Lidia se va


     La panza de la pequeña Lidia se inflaba y desinflaba con desesperante velocidad, reteniendo y soltando las ganas angustiosas de rogar a su abuela que esperara, que le diera unos días, que no cerrara la puerta, que el diente se caería solo, o que podría sacárselo el tío Elías de alguna forma.
-                                - “Ese diente molesta a los demás, y se puede infectar, por eso hay que sacarlo, chiquita. Esta es la forma más rápida. El ratón Pérez va a estar contento, te va a dejar moneditas para comprar las golosinas”.
                La tensión que impulsaba su rostro un poco más adelantado que el cuerpo hacia la dirección de la puerta –que causaba el hilo, atado a su diente como una piedrita blanca- le daba un miedo que apenas podía contener y que bloqueaba, incluso, la ruta de sus lágrimas quedadas en el camino, retenidas en sus ojos. Lidia alimentó sus pensamientos con la idea de que le dejaría una nota al ratón Pérez al dejar ese mismo diente bajo la almohada, notificándole los métodos crueles de su familia. Un globo, su pancita, bajo ese vestido de volados amarillos que su madre tanto amaba verle puesto. Un rayo atravesó el fondo del patio, justo detrás de un naranjo, en el momento en que la nona estaba a punto de cerrar la puerta; su luz repentina les hizo cerrar un poco los ojos y los dejó a todos viendo lucecitas blancas por unos minutos.
                En ese preciso momento, un hilo unía a la pura Lidia con el picaporte de la primer puerta de una seguidilla que se fue cerrando con el correr de los días, hasta hoy, en que un hilo une a la rencorosa Lidia con el picaporte que está a punto de cerrar tras sus espaldas.       
                Corta el hilo de un tirón, no le duele con la intensidad de aquel diente; o tal vez sí, pero no es el mismo dolor, hoy tiene un tinte de remordimiento. Mientras una perlita salada y húmeda cuelga de la línea de su mentón, piensa en lo intenso que es el rencor que siente. El problema es que ella es una coleccionista de detalles insignificantes. Algunos se le escapan, pero no los que le estuvieron inflando el globo de su barriga, sobre todo, estos últimos días.

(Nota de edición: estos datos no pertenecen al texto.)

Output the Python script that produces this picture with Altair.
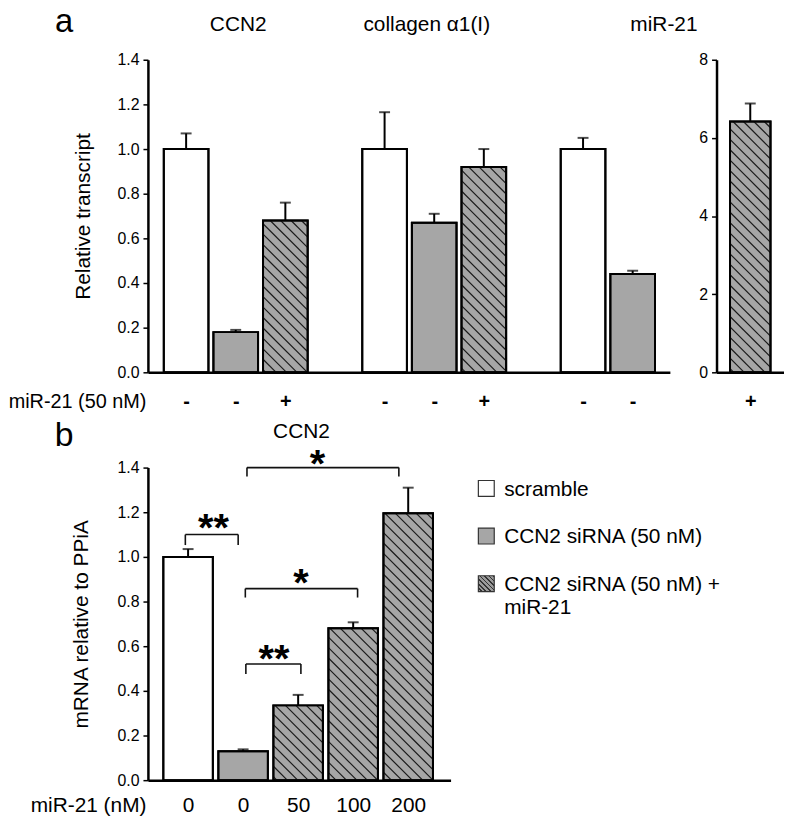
import altair as alt
import pandas as pd

FONT = "Liberation Sans"

# ---------------- data: panel a ----------------
a_genes = ["CCN2", "collagen α1(I)", "miR-21"]
a_gene = ["CCN2", "CCN2", "CCN2", "collagen α1(I)", "collagen α1(I)", "collagen α1(I)", "miR-21", "miR-21"]
a_cond = ["scramble", "siRNA", "siRNA+miR-21", "scramble", "siRNA", "siRNA+miR-21", "scramble", "siRNA"]
a_mean = [1.00, 0.18, 0.68, 1.00, 0.67, 0.92, 1.00, 0.44]
a_err = [0.07, 0.01, 0.08, 0.165, 0.04, 0.08, 0.05, 0.015]
a_sign = ["-", "-", "+", "-", "-", "+", "-", "-"]
a_title_pos = [1.05, 4.85, 9.63]          # group title centres (slot units)

# miR-21 fold change (right sub-panel of a)
ar_cond = ["siRNA+miR-21"]
ar_mean = [6.42]
ar_err = [0.46]
ar_sign = ["+"]

# ---------------- data: panel b ----------------
b_dose = ["0", "0", "50", "100", "200"]
b_cond = ["scramble", "siRNA", "siRNA+miR-21", "siRNA+miR-21", "siRNA+miR-21"]
b_mean = [1.00, 0.13, 0.335, 0.68, 1.195]
b_err = [0.035, 0.008, 0.047, 0.027, 0.115]

sig_x1 = [-0.05, 1.07, 1.04, 1.05]
sig_x2 = [0.91, 3.83, 3.08, 2.05]
sig_top = [1.10, 1.40, 0.858, 0.52]
sig_low = [1.053, 1.36, 0.818, 0.476]
sig_text = ["**", "*", "*", "**"]
sig_tx = [0.46, 2.35, 2.05, 1.56]
sig_ty = [1.173, 1.462, 0.929, 0.587]

leg_keys = ["scramble", "siRNA", "siRNA+miR-21"]
leg_labels = ["scramble", "CCN2 siRNA (50 nM)", "CCN2 siRNA (50 nM) +\nmiR-21"]

# ---------------- layout / style ----------------
A_W, A_H, A_XDOM, A_YDOM = 526, 315, [-0.77, 9.75], [0, 1.4]
AR_W, AR_XDOM, AR_YDOM = 68, [-0.75, 0.75], [0, 8]
B_W, B_H, B_XDOM, B_YDOM = 305, 315, [-0.73, 4.77], [0, 1.4]
LEG_W, LEG_H = 68, 138
LEG_SQ_X, LEG_TX_X = -232, -214     # legend sits left of its grid cell
HALF = 0.45
HATCH_SPACING = 10.5
FILL = {"scramble": "#ffffff", "siRNA": "#a6a6a6", "siRNA+miR-21": "#a6a6a6"}
HATCHED = "siRNA+miR-21"


def slot_of(gene, cond):
    return a_genes.index(gene) * 4 + ["scramble", "siRNA", "siRNA+miR-21"].index(cond)


def bar_frame(xs, means, errs, conds):
    return pd.DataFrame({
        "xc": xs, "x1": [x - HALF for x in xs], "x2": [x + HALF for x in xs],
        "mean": means, "top": [m + e for m, e in zip(means, errs)],
        "base": [0.0] * len(xs), "fill": [FILL[c] for c in conds], "cond": conds,
    })


def hatch_frame(df, sx, sy):
    rows = []
    for _, r in df[df["cond"] == HATCHED].iterrows():
        L, top = r["x1"], r["mean"]
        w, h = 2 * HALF * sx, top * sy
        c = -w + HATCH_SPACING * 0.6
        while c < h:
            p0, p1 = max(0.0, -c), min(w, h - c)
            if p1 > p0:
                rows.append({"hx1": L + p0 / sx, "hy1": top - (p0 + c) / sy,
                             "hx2": L + p1 / sx, "hy2": top - (p1 + c) / sy})
            c += HATCH_SPACING
    return pd.DataFrame(rows)


def label_expr(values, labels):
    lab = ",".join("'" + s + "'" for s in labels)
    val = ",".join(str(v) for v in values)
    return f"[{lab}][indexof([{val}], datum.value)]"


def bar_panel(df, width, height, xdom, ydom, xaxis, yaxis, extra=()):
    sx = width / (xdom[1] - xdom[0])
    sy = height / (ydom[1] - ydom[0])
    xs = alt.Scale(domain=xdom, nice=False, zero=False)
    ys = alt.Scale(domain=ydom, nice=False)

    def X(f):
        return alt.X(f, scale=xs, axis=xaxis)

    def Y(f):
        return alt.Y(f, scale=ys, axis=yaxis)

    base = alt.Chart(df)
    layers = [base.mark_rect(stroke="black", strokeWidth=2).encode(
        x=X("x1:Q"), x2="x2:Q", y=Y("mean:Q"), y2="base:Q",
        fill=alt.Fill("fill:N", scale=None))]
    hf = hatch_frame(df, sx, sy)
    if len(hf):
        layers.append(alt.Chart(hf).mark_rule(color="#1a1a1a", strokeWidth=1.2).encode(
            x=X("hx1:Q"), x2="hx2:Q", y=Y("hy1:Q"), y2="hy2:Q"))
        layers.append(base.mark_rect(stroke="black", strokeWidth=2, fillOpacity=0).encode(
            x=X("x1:Q"), x2="x2:Q", y=Y("mean:Q"), y2="base:Q"))
    layers.append(base.mark_rule(color="black", strokeWidth=2).encode(
        x=X("xc:Q"), y=Y("mean:Q"), y2="top:Q"))
    layers.append(base.mark_tick(color="black", orient="horizontal", size=11, thickness=2).encode(
        x=X("xc:Q"), y=Y("top:Q")))
    for mk in extra:
        layers.append(mk(X, Y))
    return alt.layer(*layers).properties(width=width, height=height)


def y_axis(values, fmt, title, title_pad):
    return alt.Axis(values=values, format=fmt, grid=False, tickSize=5, tickWidth=1.5,
                    domainWidth=2.5, labelFontSize=16, labelPadding=4, title=title,
                    titleFontSize=21, titleFontWeight="normal", titlePadding=title_pad)


def x_axis(values, labels, bold, size, pad, title=None):
    kw = dict(values=values, labelExpr=label_expr(values, labels), ticks=False, tickSize=0,
              grid=False, domainWidth=2.5, labelFontSize=size,
              labelFontWeight="bold" if bold else "normal", labelBaseline="middle",
              labelPadding=pad, labelAngle=0, labelFlush=False, labelOverlap=False)
    if title:
        kw.update(title=title, titleFontSize=size, titleFontWeight="normal", titleX=-2,
                  titleY=pad, titleAlign="right", titleBaseline="middle")
    else:
        kw.update(title=None)
    return alt.Axis(**kw)


# ---------------- panel a ----------------
a_slots = [slot_of(g, c) for g, c in zip(a_gene, a_cond)]
a_df = bar_frame(a_slots, a_mean, a_err, a_cond)
a_titles = pd.DataFrame({"t": a_genes, "xp": a_title_pos})


def a_titles_layer(X, Y):
    return alt.Chart(a_titles).mark_text(fontSize=21, baseline="alphabetic", align="center").encode(
        x=X("xp:Q"), y=alt.value(-29), text="t:N")


def a_letter(X, Y):
    return alt.Chart(pd.DataFrame({"t": ["a"]})).mark_text(
        fontSize=33, baseline="alphabetic", align="center").encode(
        x=alt.value(-84.5), y=alt.value(-28), text="t:N")


a_main = bar_panel(
    a_df, A_W, A_H, A_XDOM, A_YDOM,
    x_axis(a_slots, a_sign, True, 20, 29, "miR-21 (50 nM)"),
    y_axis([0, 0.2, 0.4, 0.6, 0.8, 1.0, 1.2, 1.4], ".1f", "Relative transcript", 24),
    extra=(a_titles_layer, a_letter),
)

ar_df = bar_frame([0], ar_mean, ar_err, ar_cond)
a_right = bar_panel(
    ar_df, AR_W, A_H, AR_XDOM, AR_YDOM,
    x_axis([0], ar_sign, True, 20, 29),
    y_axis([0, 2, 4, 6, 8], "d", None, 0),
)

# ---------------- panel b ----------------
b_slots = list(range(len(b_dose)))
b_df = bar_frame(b_slots, b_mean, b_err, b_cond)

seg = []
for x1, x2, t, l in zip(sig_x1, sig_x2, sig_top, sig_low):
    seg += [{"sx1": x1, "sx2": x2, "sy1": t, "sy2": t},
            {"sx1": x1, "sx2": x1, "sy1": t, "sy2": l},
            {"sx1": x2, "sx2": x2, "sy1": t, "sy2": l}]
seg_df = pd.DataFrame(seg)
star_df = pd.DataFrame({"t": sig_text, "x": sig_tx, "y": sig_ty})


def b_brackets(X, Y):
    return alt.Chart(seg_df).mark_rule(color="#111111", strokeWidth=1.6).encode(
        x=X("sx1:Q"), x2="sx2:Q", y=Y("sy1:Q"), y2="sy2:Q")


def b_stars(X, Y):
    return alt.Chart(star_df).mark_text(fontSize=40, fontWeight="bold", baseline="alphabetic",
                                        align="center", dy=23).encode(
        x=X("x:Q"), y=Y("y:Q"), text="t:N")


def b_title(X, Y):
    return alt.Chart(pd.DataFrame({"t": ["CCN2"], "xp": [2.06]})).mark_text(
        fontSize=21, baseline="alphabetic", align="center").encode(
        x=X("xp:Q"), y=alt.value(-30), text="t:N")


def b_letter(X, Y):
    return alt.Chart(pd.DataFrame({"t": ["b"]})).mark_text(
        fontSize=34, baseline="alphabetic", align="center").encode(
        x=alt.value(-84.5), y=alt.value(-22), text="t:N")


b_main = bar_panel(
    b_df, B_W, B_H, B_XDOM, B_YDOM,
    x_axis(b_slots, b_dose, False, 21, 26, "miR-21 (nM)"),
    y_axis([0, 0.2, 0.4, 0.6, 0.8, 1.0, 1.2, 1.4], ".1f", "mRNA relative to PPiA", 26),
    extra=(b_brackets, b_stars, b_title, b_letter),
)

# ---------------- legend ----------------
leg_df = pd.DataFrame({"key": leg_keys, "label": leg_labels, "fill": [FILL[k] for k in leg_keys]})
leg_y = alt.Y("key:N", scale=alt.Scale(type="point", domain=leg_keys, padding=0.4375), axis=None)
stops = []
N = 7
for i in range(N):
    stops += [{"offset": i / N, "color": "#9a9a9a"}, {"offset": (i + 0.6) / N, "color": "#9a9a9a"},
              {"offset": (i + 0.6) / N, "color": "#333333"}, {"offset": (i + 1) / N, "color": "#333333"}]
hatch_grad = {"gradient": "linear", "x1": 0, "y1": 1, "x2": 1, "y2": 0, "stops": stops}

leg_plain = alt.Chart(leg_df[leg_df["key"] != HATCHED]).mark_square(
    size=256, filled=True, stroke="#333333", strokeWidth=1.2, opacity=1).encode(
    x=alt.value(LEG_SQ_X), y=leg_y, fill=alt.Fill("fill:N", scale=None))
leg_hatch = alt.Chart(leg_df[leg_df["key"] == HATCHED]).mark_square(
    size=256, filled=True, fill=hatch_grad, stroke="#333333", strokeWidth=1.2, opacity=1).encode(
    x=alt.value(LEG_SQ_X), y=leg_y)
leg_text = alt.Chart(leg_df).mark_text(
    fontSize=21, align="left", baseline="alphabetic", dy=7.5, lineBreak="\n", lineHeight=23).encode(
    x=alt.value(LEG_TX_X), y=leg_y, text="label:N")
legend = alt.layer(leg_plain, leg_hatch, leg_text).properties(width=LEG_W, height=LEG_H)

# ---------------- assemble ----------------
chart = alt.concat(
    a_main, a_right, b_main, legend, columns=2,
    spacing={"row": 96, "column": 47}, bounds="flush",
).properties(
    padding={"left": 0, "top": -5, "right": 0, "bottom": 0}
).configure_view(stroke=None).configure_axis(
    labelFont=FONT, titleFont=FONT, labelColor="black", titleColor="black",
    domainColor="black", tickColor="black"
).configure_text(font=FONT, color="black")

chart.save("out.html", embed_options={"renderer": "svg", "actions": False})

                Atraviesa el patio, camina junto al naranjo y se detiene tan sólo unos segundos para respirar debajo de él, su aroma delicioso como una tarde tibia de verano. Ahora, durante la noche, una luz blanca juega a traspasar las hojas del árbol y dibujar sombras sobre su rostro de ojos cerrados y expresión serena, de piel tersa por las lágrimas previas y palidez que fue desarrollando paulatinamente la tristeza. Arroja el bolso hacia arriba, hacia dos ramas que lo sostienen firme, y trepa ágilmente dirigiéndose hacia un muro de ladrillo sobre el cual arroja nuevamente el bolso y salta. Ya no se la ve por ningún lado. El patio azulado recibe silencioso el canto de uno o dos grillos que no se ven –nunca se ven-, y una brisa suave agita las hojas de este naranjo que nunca había estado tan solo. Once años tiene Lidia. En unas horas sus padres van a llevarse el peor susto de sus vidas, a causa de esas pequeñas decisiones que completaron su colección de detalles.